• **AIM**
Please output every line of the material as it stands, without the pictures.

─── RECORDED DATA

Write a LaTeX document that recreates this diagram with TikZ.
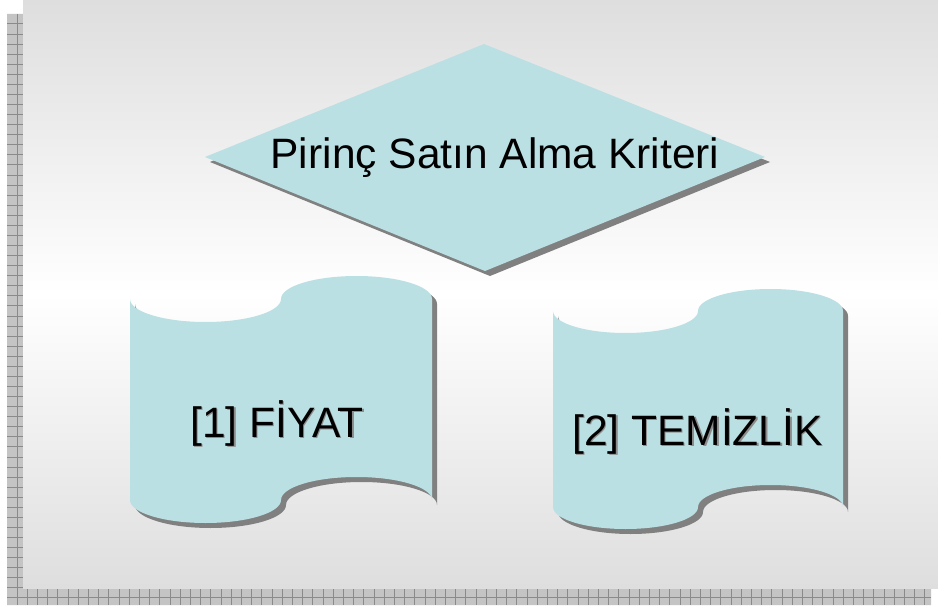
\documentclass[tikz,border=0pt]{standalone}
\usepackage{fontspec}
\setmainfont{Liberation Sans}

\definecolor{tapefill}{HTML}{BBE0E3}
\definecolor{shadowgray}{HTML}{808080}
\definecolor{stripfill}{HTML}{C4C4C4}
\definecolor{stripline}{HTML}{8A8A8A}
\definecolor{bggray}{HTML}{DEDEDE}

% punched-tape outline built from half ellipses:
% left x, top centre line y, width, height, wave amplitude, style
\newcommand{\tapeshape}[6]{%
  \pgfmathsetmacro{\qw}{#3/4}%
  \fill[#6] (#1,#2)
    arc[start angle=180, end angle=0, x radius=\qw, y radius=#5]
    arc[start angle=180, end angle=360, x radius=\qw, y radius=#5]
    -- ++(0,#4)
    arc[start angle=0, end angle=-180, x radius=\qw, y radius=#5]
    arc[start angle=0, end angle=180, x radius=\qw, y radius=#5]
    -- cycle;}

\begin{document}
\begin{tikzpicture}[x=1pt,y=-1pt,
  lbl/.style={inner sep=0pt, anchor=base, text=black, font=\fontsize{42.5}{50}\selectfont},
  lblshadow/.style={lbl, text=black!45},
  gridln/.style={draw=stripline, line width=1pt}]
\useasboundingbox (0,0) rectangle (938,610);
\fill[white] (0,0) rectangle (938,610);

% checkered frame strip along the left and bottom edges
\fill[stripfill] (7,14) -- (23,14) -- (23,588) -- (931,588) -- (931,605) -- (7,605) -- cycle;
\begin{scope}
  \clip (7,14) -- (23,14) -- (23,588) -- (931,588) -- (931,605) -- (7,605) -- cycle;
  \foreach \k in {0,...,91} {\draw[gridln] ({17+10.2*\k},14) -- ({17+10.2*\k},605);}
  \foreach \k in {0,...,57} {\draw[gridln] (7,{24+10.07*\k}) -- (931,{24+10.07*\k});}
  \draw[gridln] (23,14) -- (23,588) -- (931,588);
\end{scope}

% slide background
\shade[top color=bggray, bottom color=bggray, middle color=white] (23,0) rectangle (938,588);

% decision diamond with drop shadow
\coordinate (dtop) at (484,44);
\coordinate (dright) at (765,157);
\coordinate (dbottom) at (485,271);
\coordinate (dleft) at (205,157);
\fill[shadowgray] ([shift={(5,5)}]dtop) -- ([shift={(5,5)}]dright) -- ([shift={(5,5)}]dbottom) -- ([shift={(5,5)}]dleft) -- cycle;
\fill[tapefill] (dtop) -- (dright) -- (dbottom) -- (dleft) -- cycle;
\node[lbl] (crit) at (495,168) {Pirinç Satın Alma Kriteri};

% first punched tape
\tapeshape{135}{304}{302}{201}{23}{shadowgray}
\tapeshape{130}{299}{302}{201}{23}{tapefill}
\node[lblshadow] (fiyatsh) at (278.5,438.5) {[1] FİYAT};
\node[lbl] (fiyat) at (277,437) {[1] FİYAT};

% second punched tape
\tapeshape{558}{316}{290}{196}{22}{shadowgray}
\tapeshape{553}{311}{290}{196}{22}{tapefill}
\node[lblshadow] (temizsh) at (699,446.5) {[2] TEMİZLİK};
\node[lbl] (temiz) at (697.5,445) {[2] TEMİZLİK};
\end{tikzpicture}
\end{document}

──────

• **FULL OUTPUT**
Write a LaTeX document that recreates this diagram with TikZ.
\documentclass[tikz,border=0pt]{standalone}
\usepackage{fontspec}
\setmainfont{Liberation Sans}

\definecolor{tapefill}{HTML}{BBE0E3}
\definecolor{shadowgray}{HTML}{808080}
\definecolor{stripfill}{HTML}{C4C4C4}
\definecolor{stripline}{HTML}{8A8A8A}
\definecolor{bggray}{HTML}{DEDEDE}

% punched-tape outline built from half ellipses:
% left x, top centre line y, width, height, wave amplitude, style
\newcommand{\tapeshape}[6]{%
  \pgfmathsetmacro{\qw}{#3/4}%
  \fill[#6] (#1,#2)
    arc[start angle=180, end angle=0, x radius=\qw, y radius=#5]
    arc[start angle=180, end angle=360, x radius=\qw, y radius=#5]
    -- ++(0,#4)
    arc[start angle=0, end angle=-180, x radius=\qw, y radius=#5]
    arc[start angle=0, end angle=180, x radius=\qw, y radius=#5]
    -- cycle;}

\begin{document}
\begin{tikzpicture}[x=1pt,y=-1pt,
  lbl/.style={inner sep=0pt, anchor=base, text=black, font=\fontsize{42.5}{50}\selectfont},
  lblshadow/.style={lbl, text=black!45},
  gridln/.style={draw=stripline, line width=1pt}]
\useasboundingbox (0,0) rectangle (938,610);
\fill[white] (0,0) rectangle (938,610);

% checkered frame strip along the left and bottom edges
\fill[stripfill] (7,14) -- (23,14) -- (23,588) -- (931,588) -- (931,605) -- (7,605) -- cycle;
\begin{scope}
  \clip (7,14) -- (23,14) -- (23,588) -- (931,588) -- (931,605) -- (7,605) -- cycle;
  \foreach \k in {0,...,91} {\draw[gridln] ({17+10.2*\k},14) -- ({17+10.2*\k},605);}
  \foreach \k in {0,...,57} {\draw[gridln] (7,{24+10.07*\k}) -- (931,{24+10.07*\k});}
  \draw[gridln] (23,14) -- (23,588) -- (931,588);
\end{scope}

% slide background
\shade[top color=bggray, bottom color=bggray, middle color=white] (23,0) rectangle (938,588);

% decision diamond with drop shadow
\coordinate (dtop) at (484,44);
\coordinate (dright) at (765,157);
\coordinate (dbottom) at (485,271);
\coordinate (dleft) at (205,157);
\fill[shadowgray] ([shift={(5,5)}]dtop) -- ([shift={(5,5)}]dright) -- ([shift={(5,5)}]dbottom) -- ([shift={(5,5)}]dleft) -- cycle;
\fill[tapefill] (dtop) -- (dright) -- (dbottom) -- (dleft) -- cycle;
\node[lbl] (crit) at (495,168) {Pirinç Satın Alma Kriteri};

% first punched tape
\tapeshape{135}{304}{302}{201}{23}{shadowgray}
\tapeshape{130}{299}{302}{201}{23}{tapefill}
\node[lblshadow] (fiyatsh) at (278.5,438.5) {[1] FİYAT};
\node[lbl] (fiyat) at (277,437) {[1] FİYAT};

% second punched tape
\tapeshape{558}{316}{290}{196}{22}{shadowgray}
\tapeshape{553}{311}{290}{196}{22}{tapefill}
\node[lblshadow] (temizsh) at (699,446.5) {[2] TEMİZLİK};
\node[lbl] (temiz) at (697.5,445) {[2] TEMİZLİK};
\end{tikzpicture}
\end{document}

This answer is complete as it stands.